### EXERCISE
Write out each line exactly as given. Leave the pictures out of your copy.

### SOURCE EXCERPT
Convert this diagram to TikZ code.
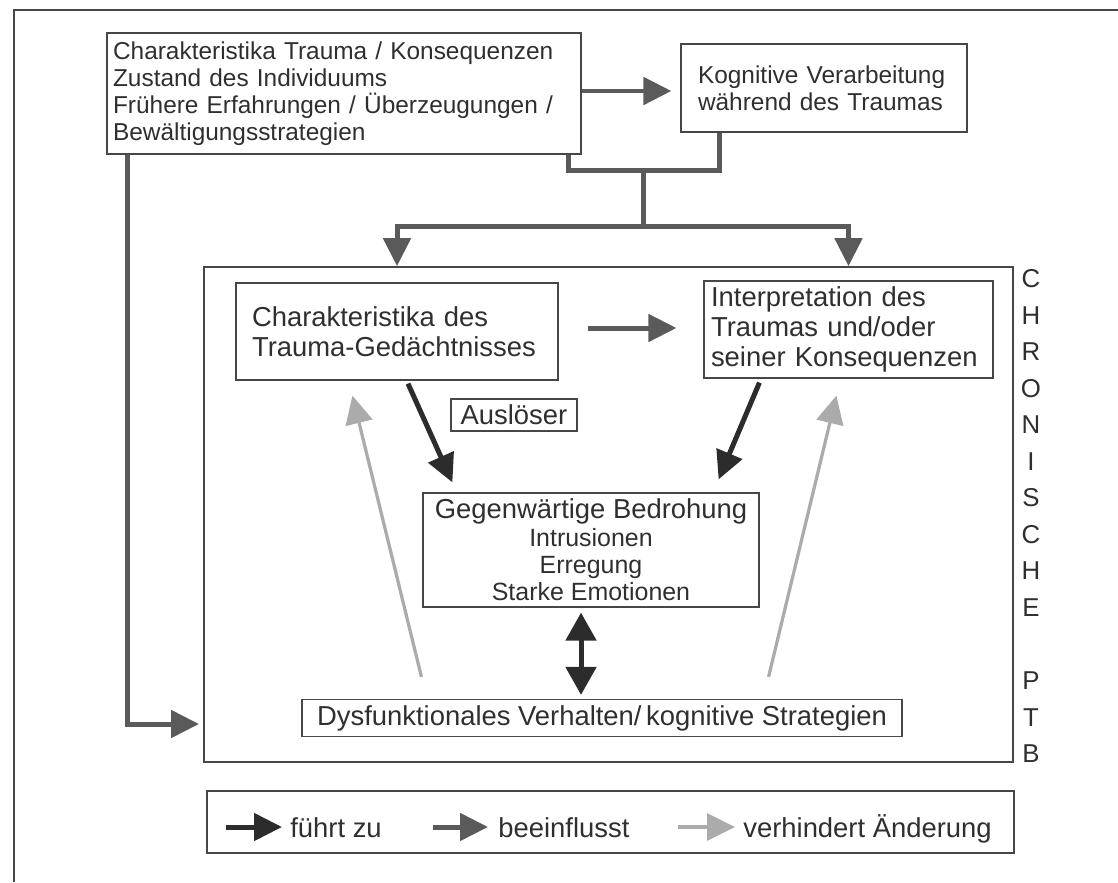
\documentclass[tikz,border=0pt]{standalone}
\usepackage{fontspec}
\setmainfont{Liberation Sans}
\usepackage{tikz}
\usetikzlibrary{arrows.meta,calc}

\definecolor{textgray}{HTML}{2F2F2F}
\definecolor{leadgray}{HTML}{2C2C2C}
\definecolor{inflgray}{HTML}{5A5A5A}
\definecolor{blockgray}{HTML}{ABABAB}
\definecolor{framegray}{HTML}{474747}

\tikzset{
  box/.style={draw=framegray, line width=0.7pt, inner sep=0pt, text=textgray},
  smalltext/.style={font=\fontsize{13.9}{15.3}\selectfont},
  bigtext/.style={font=\fontsize{15.6}{17}\selectfont},
  label/.style={inner sep=0pt, text=textgray, bigtext},
  tipshape/.style={-{Triangle[length=0.56cm,width=0.54cm]}},
  lead/.style={draw=leadgray, line width=0.1cm, tipshape},
  infl/.style={draw=inflgray, line width=0.1cm},
  block/.style={draw=blockgray, line width=0.065cm, tipshape}
}

\begin{document}
\begin{tikzpicture}[x=0.02cm, y=-0.02cm]
  \useasboundingbox (0,0) rectangle (1118,882);
  \draw[framegray, line width=0.6pt] (14,882) -- (14,10) -- (1118,10);

  \node[box, smalltext, text width=9.24cm, inner xsep=0.12cm, minimum height=2.42cm, align=left] (trauma) at (344,93.5)
    {Charakteristika Trauma / Konsequenzen\\Zustand des Individuums\\Frühere Erfahrungen / Überzeugungen /\\Bewältigungsstrategien};
  \node[box, smalltext, text width=5.04cm, inner xsep=0.34cm, minimum height=1.76cm, align=left] (cognition) at (824,88)
    {Kognitive Verarbeitung\\während des Traumas};

  \node[box, line width=1pt, minimum width=16.18cm, minimum height=9.9cm] (chron) at (608.5,514.5) {};
  \node[box, bigtext, text width=5.8cm, inner xsep=0.32cm, minimum height=1.94cm, align=left] (memo) at (397,331.5)
    {Charakteristika des\\Trauma-Gedächtnisses};
  \node[box, bigtext, text width=5.5cm, inner xsep=0.14cm, minimum height=1.94cm, align=left] (interp) at (848.5,329.5)
    {Interpretation des\\Traumas und/oder\\seiner Konsequenzen};
  \node[box, bigtext, minimum width=2.52cm, minimum height=0.64cm] (trigger) at (514,415) {Auslöser};
  \node[box, font=\fontsize{14.2}{15.6}\selectfont, minimum width=6.72cm, minimum height=2.28cm, align=center] (threat) at (591,550)
    {{\fontsize{15.6}{15.6}\selectfont Gegenwärtige Bedrohung}\\Intrusionen\\Erregung\\Starke Emotionen};
  \node[box, bigtext, minimum width=12cm, minimum height=0.74cm] (coping) at (602,718)
    {Dysfunktionales Verhalten/\,kognitive Strategien};
  \node[text=textgray, font=\fontsize{14.7}{20.8}\selectfont, align=center, inner sep=0pt] (ptb) at (1031,516)
    {C\\H\\R\\O\\N\\I\\S\\C\\H\\E\\[20.8pt]P\\T\\B};

  \coordinate (join) at (643,170);
  \coordinate (split) at (643,226);
  \coordinate (entry) at (199,724);
  \draw[infl, tipshape] ($(trauma.east)+(0,-2.5)$) -- ($(cognition.west)+(-9,3)$);
  \draw[infl] ($(trauma.south east)+(-13,0)$) |- (join);
  \draw[infl] ($(cognition.south west)+(39,0)$) |- (join);
  \draw[infl] (join) -- (split);
  \draw[infl, tipshape] (split) -| (memo |- chron.north);
  \draw[infl, tipshape] (split) -| (interp |- chron.north);
  \draw[infl, tipshape] ($(trauma.south west)+(21,0)$) |- (entry);

  \draw[infl, tipshape] ($(memo.east)+(29,-3.5)$) -- ($(interp.west)+(-27,-1.5)$);
  \draw[lead] ($(memo.south)+(11,3)$) -- ($(threat.north west)+(30,-10)$);
  \draw[lead] ($(interp.south west)+(56,4)$) -- ($(threat.north east)+(-41,-13)$);
  \draw[draw=leadgray, line width=0.1cm, {Triangle[length=0.56cm,width=0.6cm]}-{Triangle[length=0.56cm,width=0.6cm]}]
    ($(threat.south)+(-10,5)$) -- ($(coping.north)+(-21,-4)$);
  \draw[block] ($(coping.north west)+(120,-22)$) -- ($(memo.south west)+(117,15)$);
  \draw[block] ($(coping.north east)+(-134,-22)$) -- ($(interp.south west)+(133,17)$);

  \node[box, minimum width=16.14cm, minimum height=1.24cm] (legend) at (610.5,822) {};
  \node[label, anchor=base west] (lgLead) at (290,837) {führt zu};
  \node[label, anchor=base west] (lgInfl) at (498,837) {beeinflusst};
  \node[label, anchor=base west] (lgBlock) at (743,837) {verhindert Änderung};
  \draw[lead] ($(lgLead.base west)+(-64,-10)$) -- ($(lgLead.base west)+(-8,-10)$);
  \draw[infl, tipshape] ($(lgInfl.base west)+(-65,-10)$) -- ($(lgInfl.base west)+(-10,-10)$);
  \draw[block] ($(lgBlock.base west)+(-65,-10)$) -- ($(lgBlock.base west)+(-8,-10)$);
\end{tikzpicture}
\end{document}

### RESPONSE TO THE EXERCISE
Convert this diagram to TikZ code.
\documentclass[tikz,border=0pt]{standalone}
\usepackage{fontspec}
\setmainfont{Liberation Sans}
\usepackage{tikz}
\usetikzlibrary{arrows.meta,calc}

\definecolor{textgray}{HTML}{2F2F2F}
\definecolor{leadgray}{HTML}{2C2C2C}
\definecolor{inflgray}{HTML}{5A5A5A}
\definecolor{blockgray}{HTML}{ABABAB}
\definecolor{framegray}{HTML}{474747}

\tikzset{
  box/.style={draw=framegray, line width=0.7pt, inner sep=0pt, text=textgray},
  smalltext/.style={font=\fontsize{13.9}{15.3}\selectfont},
  bigtext/.style={font=\fontsize{15.6}{17}\selectfont},
  label/.style={inner sep=0pt, text=textgray, bigtext},
  tipshape/.style={-{Triangle[length=0.56cm,width=0.54cm]}},
  lead/.style={draw=leadgray, line width=0.1cm, tipshape},
  infl/.style={draw=inflgray, line width=0.1cm},
  block/.style={draw=blockgray, line width=0.065cm, tipshape}
}

\begin{document}
\begin{tikzpicture}[x=0.02cm, y=-0.02cm]
  \useasboundingbox (0,0) rectangle (1118,882);
  \draw[framegray, line width=0.6pt] (14,882) -- (14,10) -- (1118,10);

  \node[box, smalltext, text width=9.24cm, inner xsep=0.12cm, minimum height=2.42cm, align=left] (trauma) at (344,93.5)
    {Charakteristika Trauma / Konsequenzen\\Zustand des Individuums\\Frühere Erfahrungen / Überzeugungen /\\Bewältigungsstrategien};
  \node[box, smalltext, text width=5.04cm, inner xsep=0.34cm, minimum height=1.76cm, align=left] (cognition) at (824,88)
    {Kognitive Verarbeitung\\während des Traumas};

  \node[box, line width=1pt, minimum width=16.18cm, minimum height=9.9cm] (chron) at (608.5,514.5) {};
  \node[box, bigtext, text width=5.8cm, inner xsep=0.32cm, minimum height=1.94cm, align=left] (memo) at (397,331.5)
    {Charakteristika des\\Trauma-Gedächtnisses};
  \node[box, bigtext, text width=5.5cm, inner xsep=0.14cm, minimum height=1.94cm, align=left] (interp) at (848.5,329.5)
    {Interpretation des\\Traumas und/oder\\seiner Konsequenzen};
  \node[box, bigtext, minimum width=2.52cm, minimum height=0.64cm] (trigger) at (514,415) {Auslöser};
  \node[box, font=\fontsize{14.2}{15.6}\selectfont, minimum width=6.72cm, minimum height=2.28cm, align=center] (threat) at (591,550)
    {{\fontsize{15.6}{15.6}\selectfont Gegenwärtige Bedrohung}\\Intrusionen\\Erregung\\Starke Emotionen};
  \node[box, bigtext, minimum width=12cm, minimum height=0.74cm] (coping) at (602,718)
    {Dysfunktionales Verhalten/\,kognitive Strategien};
  \node[text=textgray, font=\fontsize{14.7}{20.8}\selectfont, align=center, inner sep=0pt] (ptb) at (1031,516)
    {C\\H\\R\\O\\N\\I\\S\\C\\H\\E\\[20.8pt]P\\T\\B};

  \coordinate (join) at (643,170);
  \coordinate (split) at (643,226);
  \coordinate (entry) at (199,724);
  \draw[infl, tipshape] ($(trauma.east)+(0,-2.5)$) -- ($(cognition.west)+(-9,3)$);
  \draw[infl] ($(trauma.south east)+(-13,0)$) |- (join);
  \draw[infl] ($(cognition.south west)+(39,0)$) |- (join);
  \draw[infl] (join) -- (split);
  \draw[infl, tipshape] (split) -| (memo |- chron.north);
  \draw[infl, tipshape] (split) -| (interp |- chron.north);
  \draw[infl, tipshape] ($(trauma.south west)+(21,0)$) |- (entry);

  \draw[infl, tipshape] ($(memo.east)+(29,-3.5)$) -- ($(interp.west)+(-27,-1.5)$);
  \draw[lead] ($(memo.south)+(11,3)$) -- ($(threat.north west)+(30,-10)$);
  \draw[lead] ($(interp.south west)+(56,4)$) -- ($(threat.north east)+(-41,-13)$);
  \draw[draw=leadgray, line width=0.1cm, {Triangle[length=0.56cm,width=0.6cm]}-{Triangle[length=0.56cm,width=0.6cm]}]
    ($(threat.south)+(-10,5)$) -- ($(coping.north)+(-21,-4)$);
  \draw[block] ($(coping.north west)+(120,-22)$) -- ($(memo.south west)+(117,15)$);
  \draw[block] ($(coping.north east)+(-134,-22)$) -- ($(interp.south west)+(133,17)$);

  \node[box, minimum width=16.14cm, minimum height=1.24cm] (legend) at (610.5,822) {};
  \node[label, anchor=base west] (lgLead) at (290,837) {führt zu};
  \node[label, anchor=base west] (lgInfl) at (498,837) {beeinflusst};
  \node[label, anchor=base west] (lgBlock) at (743,837) {verhindert Änderung};
  \draw[lead] ($(lgLead.base west)+(-64,-10)$) -- ($(lgLead.base west)+(-8,-10)$);
  \draw[infl, tipshape] ($(lgInfl.base west)+(-65,-10)$) -- ($(lgInfl.base west)+(-10,-10)$);
  \draw[block] ($(lgBlock.base west)+(-65,-10)$) -- ($(lgBlock.base west)+(-8,-10)$);
\end{tikzpicture}
\end{document}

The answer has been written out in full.